[Dataset rows]
»»

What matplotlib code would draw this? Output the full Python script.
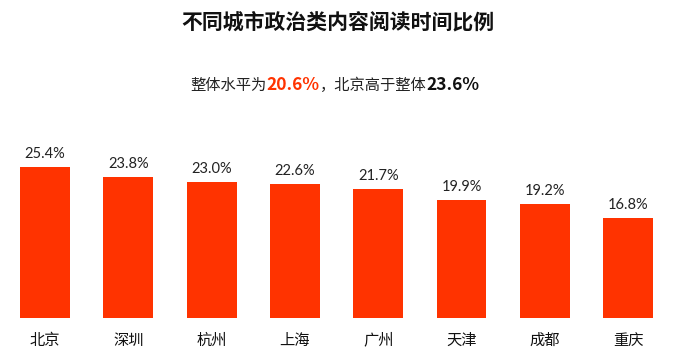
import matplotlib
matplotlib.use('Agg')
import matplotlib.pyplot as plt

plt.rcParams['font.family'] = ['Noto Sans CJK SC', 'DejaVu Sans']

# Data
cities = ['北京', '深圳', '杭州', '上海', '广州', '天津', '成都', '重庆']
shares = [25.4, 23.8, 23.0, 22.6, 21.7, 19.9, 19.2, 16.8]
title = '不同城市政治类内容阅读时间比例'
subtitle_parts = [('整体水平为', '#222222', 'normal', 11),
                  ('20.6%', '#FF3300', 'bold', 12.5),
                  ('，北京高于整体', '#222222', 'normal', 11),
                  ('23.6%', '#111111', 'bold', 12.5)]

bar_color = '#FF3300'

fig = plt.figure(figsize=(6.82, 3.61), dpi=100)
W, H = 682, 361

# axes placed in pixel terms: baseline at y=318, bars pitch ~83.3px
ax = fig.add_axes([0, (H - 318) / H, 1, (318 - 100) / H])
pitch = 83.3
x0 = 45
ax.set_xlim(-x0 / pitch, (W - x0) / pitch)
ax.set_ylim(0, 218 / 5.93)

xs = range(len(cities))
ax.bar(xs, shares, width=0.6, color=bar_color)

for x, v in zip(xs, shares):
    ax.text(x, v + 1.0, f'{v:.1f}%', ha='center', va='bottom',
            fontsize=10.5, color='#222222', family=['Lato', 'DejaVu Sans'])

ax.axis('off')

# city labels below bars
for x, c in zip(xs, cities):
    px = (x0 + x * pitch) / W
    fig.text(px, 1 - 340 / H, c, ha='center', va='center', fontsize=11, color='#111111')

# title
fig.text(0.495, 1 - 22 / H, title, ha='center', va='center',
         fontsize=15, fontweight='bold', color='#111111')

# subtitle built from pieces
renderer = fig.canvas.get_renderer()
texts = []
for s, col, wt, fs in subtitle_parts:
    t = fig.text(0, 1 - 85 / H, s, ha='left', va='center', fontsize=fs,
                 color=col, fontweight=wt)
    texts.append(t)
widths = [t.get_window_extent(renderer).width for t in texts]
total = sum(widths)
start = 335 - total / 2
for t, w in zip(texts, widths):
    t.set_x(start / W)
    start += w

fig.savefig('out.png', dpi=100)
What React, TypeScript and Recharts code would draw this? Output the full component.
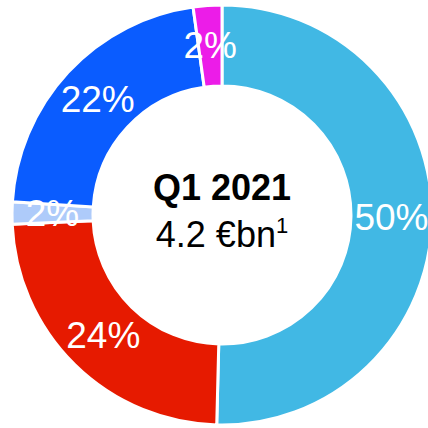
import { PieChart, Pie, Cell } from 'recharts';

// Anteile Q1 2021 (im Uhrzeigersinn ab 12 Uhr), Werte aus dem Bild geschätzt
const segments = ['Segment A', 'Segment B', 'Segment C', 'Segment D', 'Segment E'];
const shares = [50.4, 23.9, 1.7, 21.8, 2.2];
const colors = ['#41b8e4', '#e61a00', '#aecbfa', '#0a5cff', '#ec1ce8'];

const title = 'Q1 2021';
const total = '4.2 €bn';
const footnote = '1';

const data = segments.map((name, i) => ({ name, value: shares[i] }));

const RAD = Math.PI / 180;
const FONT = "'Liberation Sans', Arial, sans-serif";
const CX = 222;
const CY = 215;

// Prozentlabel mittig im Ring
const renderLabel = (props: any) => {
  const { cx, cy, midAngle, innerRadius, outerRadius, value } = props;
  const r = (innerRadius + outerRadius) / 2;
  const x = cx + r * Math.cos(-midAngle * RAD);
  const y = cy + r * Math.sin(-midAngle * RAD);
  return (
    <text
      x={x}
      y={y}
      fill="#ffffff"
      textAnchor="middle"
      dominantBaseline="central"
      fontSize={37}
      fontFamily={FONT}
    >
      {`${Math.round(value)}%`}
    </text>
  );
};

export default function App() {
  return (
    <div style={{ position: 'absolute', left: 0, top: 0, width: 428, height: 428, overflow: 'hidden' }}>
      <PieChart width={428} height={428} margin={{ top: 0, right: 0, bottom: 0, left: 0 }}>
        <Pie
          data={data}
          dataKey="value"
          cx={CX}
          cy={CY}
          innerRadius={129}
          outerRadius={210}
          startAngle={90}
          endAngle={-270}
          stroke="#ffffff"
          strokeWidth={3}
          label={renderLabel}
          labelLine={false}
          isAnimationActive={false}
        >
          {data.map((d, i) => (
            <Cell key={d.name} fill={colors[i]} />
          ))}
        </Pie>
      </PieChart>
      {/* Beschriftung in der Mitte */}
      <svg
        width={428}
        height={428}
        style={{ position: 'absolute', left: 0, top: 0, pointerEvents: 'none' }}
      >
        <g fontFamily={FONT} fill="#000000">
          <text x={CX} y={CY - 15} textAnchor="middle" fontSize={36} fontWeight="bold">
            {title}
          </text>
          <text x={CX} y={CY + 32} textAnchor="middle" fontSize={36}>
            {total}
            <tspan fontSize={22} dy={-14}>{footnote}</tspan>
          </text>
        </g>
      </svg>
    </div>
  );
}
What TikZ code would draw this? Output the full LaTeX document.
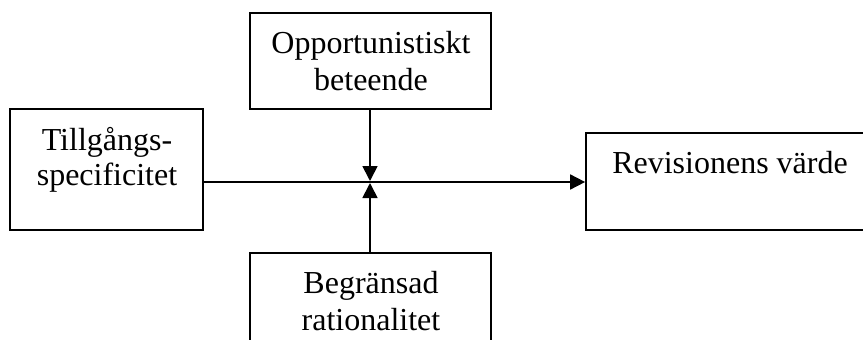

««
»»

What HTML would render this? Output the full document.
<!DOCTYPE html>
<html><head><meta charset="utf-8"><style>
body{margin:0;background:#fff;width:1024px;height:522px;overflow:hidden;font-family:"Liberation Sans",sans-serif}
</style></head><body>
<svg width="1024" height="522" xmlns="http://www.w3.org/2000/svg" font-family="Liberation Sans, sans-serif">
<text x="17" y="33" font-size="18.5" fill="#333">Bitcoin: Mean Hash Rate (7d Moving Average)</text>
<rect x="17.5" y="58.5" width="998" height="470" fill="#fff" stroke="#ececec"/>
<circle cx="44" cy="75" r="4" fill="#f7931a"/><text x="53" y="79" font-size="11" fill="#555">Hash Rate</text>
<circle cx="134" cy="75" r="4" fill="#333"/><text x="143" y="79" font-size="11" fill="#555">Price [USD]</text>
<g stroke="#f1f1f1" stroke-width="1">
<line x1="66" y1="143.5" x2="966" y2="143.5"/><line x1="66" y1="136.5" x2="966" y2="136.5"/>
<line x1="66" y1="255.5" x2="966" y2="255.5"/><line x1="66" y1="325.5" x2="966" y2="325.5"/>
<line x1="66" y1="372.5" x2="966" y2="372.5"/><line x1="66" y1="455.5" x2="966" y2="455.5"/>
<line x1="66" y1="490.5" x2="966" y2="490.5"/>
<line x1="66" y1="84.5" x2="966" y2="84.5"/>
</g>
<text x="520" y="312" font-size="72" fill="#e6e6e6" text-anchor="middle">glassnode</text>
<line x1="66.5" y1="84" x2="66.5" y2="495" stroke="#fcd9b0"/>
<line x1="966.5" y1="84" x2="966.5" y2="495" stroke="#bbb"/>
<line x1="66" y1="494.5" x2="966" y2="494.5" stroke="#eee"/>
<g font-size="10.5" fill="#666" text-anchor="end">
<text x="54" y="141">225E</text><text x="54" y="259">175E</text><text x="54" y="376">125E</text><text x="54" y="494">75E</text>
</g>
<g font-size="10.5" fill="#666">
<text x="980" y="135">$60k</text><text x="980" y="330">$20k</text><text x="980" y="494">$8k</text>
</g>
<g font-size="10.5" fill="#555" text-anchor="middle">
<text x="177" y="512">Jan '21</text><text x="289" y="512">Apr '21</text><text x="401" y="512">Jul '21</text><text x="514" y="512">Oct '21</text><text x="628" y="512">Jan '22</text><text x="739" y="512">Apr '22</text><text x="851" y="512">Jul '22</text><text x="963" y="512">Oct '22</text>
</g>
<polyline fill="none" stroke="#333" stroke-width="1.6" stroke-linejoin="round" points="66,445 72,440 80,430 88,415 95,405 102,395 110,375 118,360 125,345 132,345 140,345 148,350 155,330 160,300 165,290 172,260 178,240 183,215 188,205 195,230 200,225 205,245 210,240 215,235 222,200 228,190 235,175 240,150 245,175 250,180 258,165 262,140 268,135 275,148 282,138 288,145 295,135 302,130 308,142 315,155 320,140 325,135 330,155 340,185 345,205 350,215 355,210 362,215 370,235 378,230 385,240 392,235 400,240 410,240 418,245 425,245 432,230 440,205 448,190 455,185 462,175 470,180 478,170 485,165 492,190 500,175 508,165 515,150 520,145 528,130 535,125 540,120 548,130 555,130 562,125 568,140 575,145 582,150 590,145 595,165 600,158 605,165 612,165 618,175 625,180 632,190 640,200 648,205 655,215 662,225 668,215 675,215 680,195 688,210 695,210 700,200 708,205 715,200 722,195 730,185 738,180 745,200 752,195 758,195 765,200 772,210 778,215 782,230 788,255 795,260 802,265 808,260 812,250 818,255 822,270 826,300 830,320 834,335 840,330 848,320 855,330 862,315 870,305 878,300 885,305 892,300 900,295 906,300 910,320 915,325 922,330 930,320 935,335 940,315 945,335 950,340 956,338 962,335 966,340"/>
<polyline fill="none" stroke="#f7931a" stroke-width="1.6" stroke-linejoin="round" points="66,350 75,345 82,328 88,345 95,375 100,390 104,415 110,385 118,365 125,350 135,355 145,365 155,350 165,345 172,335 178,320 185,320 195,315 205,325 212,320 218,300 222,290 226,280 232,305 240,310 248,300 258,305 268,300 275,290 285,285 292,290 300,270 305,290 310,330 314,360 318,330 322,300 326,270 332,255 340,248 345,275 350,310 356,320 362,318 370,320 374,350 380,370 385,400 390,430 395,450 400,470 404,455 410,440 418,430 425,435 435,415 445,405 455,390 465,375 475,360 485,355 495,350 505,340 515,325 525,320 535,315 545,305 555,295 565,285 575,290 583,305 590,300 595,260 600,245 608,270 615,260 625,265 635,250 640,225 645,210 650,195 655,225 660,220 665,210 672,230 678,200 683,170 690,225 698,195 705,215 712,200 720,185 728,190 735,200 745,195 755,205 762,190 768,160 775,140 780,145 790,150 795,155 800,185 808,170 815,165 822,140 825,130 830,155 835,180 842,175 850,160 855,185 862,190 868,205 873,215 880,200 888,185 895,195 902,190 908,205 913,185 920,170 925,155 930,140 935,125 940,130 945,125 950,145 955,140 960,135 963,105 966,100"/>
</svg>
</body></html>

««

Go back to the lines above and output, exactly as they stand, the ones from the line containing "What matplotlib code" to the line containing "ax.bar(xs, shares, width=0.6, color=bar_color)". Leave all pictures behind.

## Correct result:
What matplotlib code would draw this? Output the full Python script.
import matplotlib
matplotlib.use('Agg')
import matplotlib.pyplot as plt

plt.rcParams['font.family'] = ['Noto Sans CJK SC', 'DejaVu Sans']

# Data
cities = ['北京', '深圳', '杭州', '上海', '广州', '天津', '成都', '重庆']
shares = [25.4, 23.8, 23.0, 22.6, 21.7, 19.9, 19.2, 16.8]
title = '不同城市政治类内容阅读时间比例'
subtitle_parts = [('整体水平为', '#222222', 'normal', 11),
                  ('20.6%', '#FF3300', 'bold', 12.5),
                  ('，北京高于整体', '#222222', 'normal', 11),
                  ('23.6%', '#111111', 'bold', 12.5)]

bar_color = '#FF3300'

fig = plt.figure(figsize=(6.82, 3.61), dpi=100)
W, H = 682, 361

# axes placed in pixel terms: baseline at y=318, bars pitch ~83.3px
ax = fig.add_axes([0, (H - 318) / H, 1, (318 - 100) / H])
pitch = 83.3
x0 = 45
ax.set_xlim(-x0 / pitch, (W - x0) / pitch)
ax.set_ylim(0, 218 / 5.93)

xs = range(len(cities))
ax.bar(xs, shares, width=0.6, color=bar_color)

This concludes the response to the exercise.